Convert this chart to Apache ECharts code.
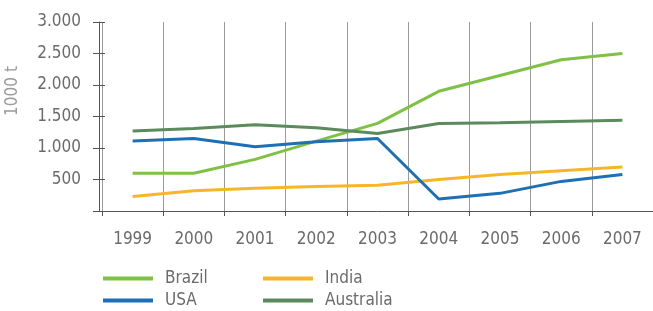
<!DOCTYPE html>
<html>
<head>
<meta charset="utf-8">
<script src="https://cdn.jsdelivr.net/npm/echarts@6/dist/echarts.min.js"></script>
<style>
  html, body { margin: 0; padding: 0; background: #fff; }
  #chart { width: 653px; height: 311px; }
</style>
</head>
<body>
<div id="chart"></div>
<script>
const years = ['1999', '2000', '2001', '2002', '2003', '2004', '2005', '2006', '2007'];
const brazil = [600, 600, 820, 1110, 1390, 1900, 2150, 2400, 2500];
const usa = [1110, 1150, 1020, 1100, 1150, 190, 280, 470, 580];
const india = [230, 320, 360, 390, 410, 500, 580, 640, 700];
const australia = [1270, 1310, 1370, 1320, 1230, 1390, 1400, 1420, 1440];
const yTicks = [0, 500, 1000, 1500, 2000, 2500, 3000];

const gray = '#6a6b6d';
const font = '"Liberation Sans Narrow", "DejaVu Sans Condensed", sans-serif';

const chart = echarts.init(document.getElementById('chart'));

const fmt = v => (v === 0 ? '' : (v >= 1000 ? String(v).replace(/(\d)(\d{3})$/, '$1.$2') : String(v)));

const lineSeries = (name, data, color) => ({
  name: name,
  type: 'line',
  data: data,
  symbol: 'none',
  lineStyle: { color: color, width: 3 },
  itemStyle: { color: color },
  z: 3
});

// one legend per entry, laid out as a 2x2 block
const legendItem = (name, left, top) => ({
  left: left,
  top: top,
  icon: 'rect',
  itemWidth: 50,
  itemHeight: 4,
  textStyle: { color: gray, fontFamily: font, fontSize: 17, padding: [0, 0, 0, 7] },
  data: [name]
});

chart.setOption({
  animation: false,
  grid: { left: 102, right: -3, top: 22, bottom: 100 },
  xAxis: {
    type: 'category',
    data: years,
    boundaryGap: true,
    axisLine: { lineStyle: { color: '#555', width: 1 } },
    axisTick: { show: true, length: 5, lineStyle: { color: '#555' } },
    axisLabel: { color: gray, fontFamily: font, fontSize: 17, margin: 20 },
    splitLine: { show: true, lineStyle: { color: '#9a9a9a', width: 1 } }
  },
  yAxis: [
    {
      type: 'value',
      min: yTicks[0],
      max: yTicks[yTicks.length - 1],
      interval: 500,
      offset: 3,
      axisLine: { show: true, lineStyle: { color: '#555', width: 1 } },
      axisTick: { show: true, length: 6, lineStyle: { color: '#555' } },
      axisLabel: { color: gray, fontFamily: font, fontSize: 17, margin: 18, formatter: fmt },
      splitLine: { show: false }
    },
    {
      type: 'value',
      position: 'left',
      min: yTicks[0],
      max: yTicks[yTicks.length - 1],
      interval: 500,
      offset: 3,
      axisLine: { show: false },
      axisTick: { show: true, inside: true, length: 6, lineStyle: { color: '#555' } },
      axisLabel: { show: false },
      splitLine: { show: false }
    }
  ],
  legend: [
    legendItem('Brazil', 98, 265),
    legendItem('USA', 98, 287),
    legendItem('India', 258, 265),
    legendItem('Australia', 258, 287)
  ],
  graphic: [
    {
      type: 'text',
      x: 13,
      y: 91,
      rotation: Math.PI / 2,
      style: {
        text: '1000 t',
        fill: '#9a9b9d',
        font: '17px ' + font,
        align: 'center',
        verticalAlign: 'middle'
      }
    }
  ],
  series: [
    lineSeries('Brazil', brazil, '#7ec144'),
    lineSeries('India', india, '#f8b52a'),
    lineSeries('USA', usa, '#1f6fb5'),
    lineSeries('Australia', australia, '#5b8a5c')
  ]
});
</script>
</body>
</html>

__WHAT THE TASK ASKS__: Write out exactly the lines between the start of the data and the line with "const fmt = v", including both, but none of the pictures.

__EXERCISE RESULT__:
Convert this chart to Apache ECharts code.
<!DOCTYPE html>
<html>
<head>
<meta charset="utf-8">
<script src="https://cdn.jsdelivr.net/npm/echarts@6/dist/echarts.min.js"></script>
<style>
  html, body { margin: 0; padding: 0; background: #fff; }
  #chart { width: 653px; height: 311px; }
</style>
</head>
<body>
<div id="chart"></div>
<script>
const years = ['1999', '2000', '2001', '2002', '2003', '2004', '2005', '2006', '2007'];
const brazil = [600, 600, 820, 1110, 1390, 1900, 2150, 2400, 2500];
const usa = [1110, 1150, 1020, 1100, 1150, 190, 280, 470, 580];
const india = [230, 320, 360, 390, 410, 500, 580, 640, 700];
const australia = [1270, 1310, 1370, 1320, 1230, 1390, 1400, 1420, 1440];
const yTicks = [0, 500, 1000, 1500, 2000, 2500, 3000];

const gray = '#6a6b6d';
const font = '"Liberation Sans Narrow", "DejaVu Sans Condensed", sans-serif';

const chart = echarts.init(document.getElementById('chart'));

const fmt = v => (v === 0 ? '' : (v >= 1000 ? String(v).replace(/(\d)(\d{3})$/, '$1.$2') : String(v)));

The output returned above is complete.